At places in the processing chain output primitives or input tokens might be stored or converted from one form to another. For example, a 3 dimensional line might be projected to make a 2 dimensional line. You will notice when you read the CGRM that the wording for input and output is not completely symmetrical.
This is the perceived difference between human input and human output. Humans produce quite complex, highly-structured graphical output in drawing or painting, but we receive input in quite low-level chunks. Consequently, the imbalance in wording is deliberate and not accidental! The composition provides the abstract notion of capture of the graphical output working set of each environment. This is motivated by considering that the application is striving to create a picture to be observed by the operator.
The composition captures this idea of picture at each of level of abstraction recognized in the CGRM. The notion agrees so well with our intuition that well-known and instantly recognizable names can be assigned to the composition in each environment. For example, in the construction environment this output set is called the model , while in the viewing environment it is called the picture.
The composition is constructed from output primitives in a well defined, spatially structured order and there is only a single composition at any one time within each environment. Collection store. A collection is simply a named, structured set of graphical objects. These pieces are the building blocks from which compositions-like models and pictures-are produced.
It is common for more than one such collection to exist simultaneously at a given level of abstraction, and for collections to have a degree of permanence spanning at least the duration of a typical interactive graphical session. This allows collections to be manipulated edited to eventually produce graphical output. The collection store-as one of the abstract storage mechanisms internal to an environment-provides a mechanism for storing such graphical information.
The composition and collection store are the only places where you would find graphical output within an environment.

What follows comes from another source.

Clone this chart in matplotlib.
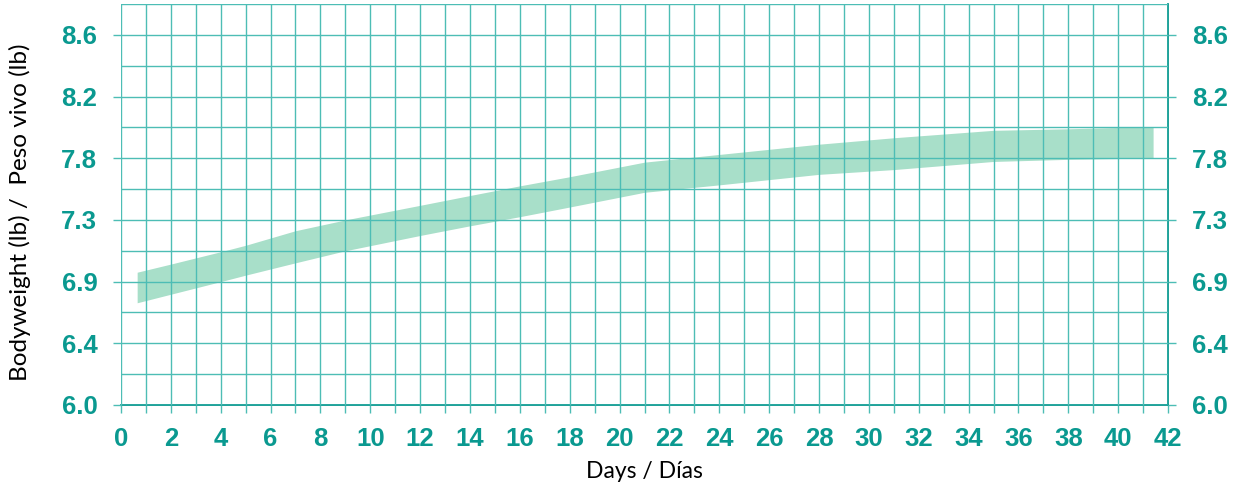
import numpy as np
import matplotlib
matplotlib.use("Agg")
import matplotlib.pyplot as plt
from matplotlib.font_manager import FontProperties

# band of expected bodyweight (lb) by day
days = [0.65, 2, 4, 5, 7, 9, 12, 14, 16, 18, 21, 24, 28, 31, 35, 38, 41.4]
upper = [6.947, 7.005, 7.093, 7.139, 7.243, 7.320, 7.424, 7.494, 7.563, 7.628,
         7.732, 7.787, 7.860, 7.906, 7.959, 7.970, 7.985]
lower = [6.729, 6.790, 6.880, 6.926, 7.014, 7.100, 7.209, 7.278, 7.343, 7.412,
         7.517, 7.570, 7.645, 7.679, 7.737, 7.752, 7.762]

x_ticks = list(range(0, 43, 2))
y_ticks = [6.00, 6.44, 6.88, 7.32, 7.76, 8.20, 8.64]
y_labels = ["6.0", "6.4", "6.9", "7.3", "7.8", "8.2", "8.6"]

TEAL = "#0a9990"
GRID = "#4dbdb5"
BAND = "#a8dfc9"

fig = plt.figure(figsize=(12.38, 4.87), dpi=100)
ax = fig.add_axes([0.0977, 0.1684, 0.8458, 0.8234])

ax.fill_between(days, lower, upper, color=BAND, linewidth=0, zorder=1)

ax.set_xlim(0, 42)
ax.set_ylim(6.0, 8.786)

ax.set_xticks(x_ticks)
ax.set_xticks(range(1, 42, 2), minor=True)
ax.set_yticks(y_ticks)
ax.set_yticklabels(y_labels)
ax.set_yticks([v + 0.22 for v in y_ticks], minor=True)

ax.grid(True, which="both", color=GRID, linewidth=1.0, zorder=2)
ax.set_axisbelow(False)

ax.spines["top"].set_visible(False)
ax.spines["left"].set_visible(False)
for s in ["bottom", "right"]:
    ax.spines[s].set_color(TEAL)
    ax.spines[s].set_linewidth(1.3)

ax.tick_params(axis="x", which="both", length=6, color=GRID, width=1.0,
               pad=10, labelcolor=TEAL)
ax.tick_params(axis="y", which="major", length=6, color=GRID, width=1.0,
               pad=11, labelcolor=TEAL, right=True, labelright=True)
ax.tick_params(axis="y", which="minor", length=0)

tick_font = FontProperties(family="Liberation Sans", weight="bold", size=18.5)
for t in ax.get_xticklabels() + ax.yaxis.get_majorticklabels():
    t.set_fontproperties(tick_font)
for tk in ax.yaxis.get_major_ticks():
    tk.label2.set_fontproperties(tick_font)

ax.set_xlabel("Days / Días", family="Lato", fontsize=16.5, color="black")
ax.xaxis.set_label_coords(0.5, -0.14)
ax.set_ylabel("Bodyweight (lb) /  Peso vivo (lb)", family="Lato", fontsize=17.5,
              color="black")
ax.yaxis.set_label_coords(-0.086, 0.48)

fig.savefig("out.png", dpi=100)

Token store. The token store is the analogue in input processing of the composition in output processing. It represents the input working set of the environment.
Introduction to the Computer Graphics Reference Model
Aggregation store. The aggregation store is the input analogue of the collection store. It provides a working space that may be used by input processing in constructing input tokens in the form required by the token store. Environment state.
The environment state data element represents other state information, for example current values of properties such as "modal" settings of graphical attributes which may be shared between processing elements. The processing elements also have precise purposes in the model. Of the five processes, four are dedicated to transforming input and output data at the four main interfaces to each environment. The fifth performs processing internal to the environment. A more detailed description of each follows. Note that the interfaces at the top of the construction environment and the bottom of the physical environment are special since they are external interfaces rather than interfaces to other graphical environments.
It is most often appropriate to think of the transformation of graphical data from one form to another as happening as the data is absorbed into a lower environment.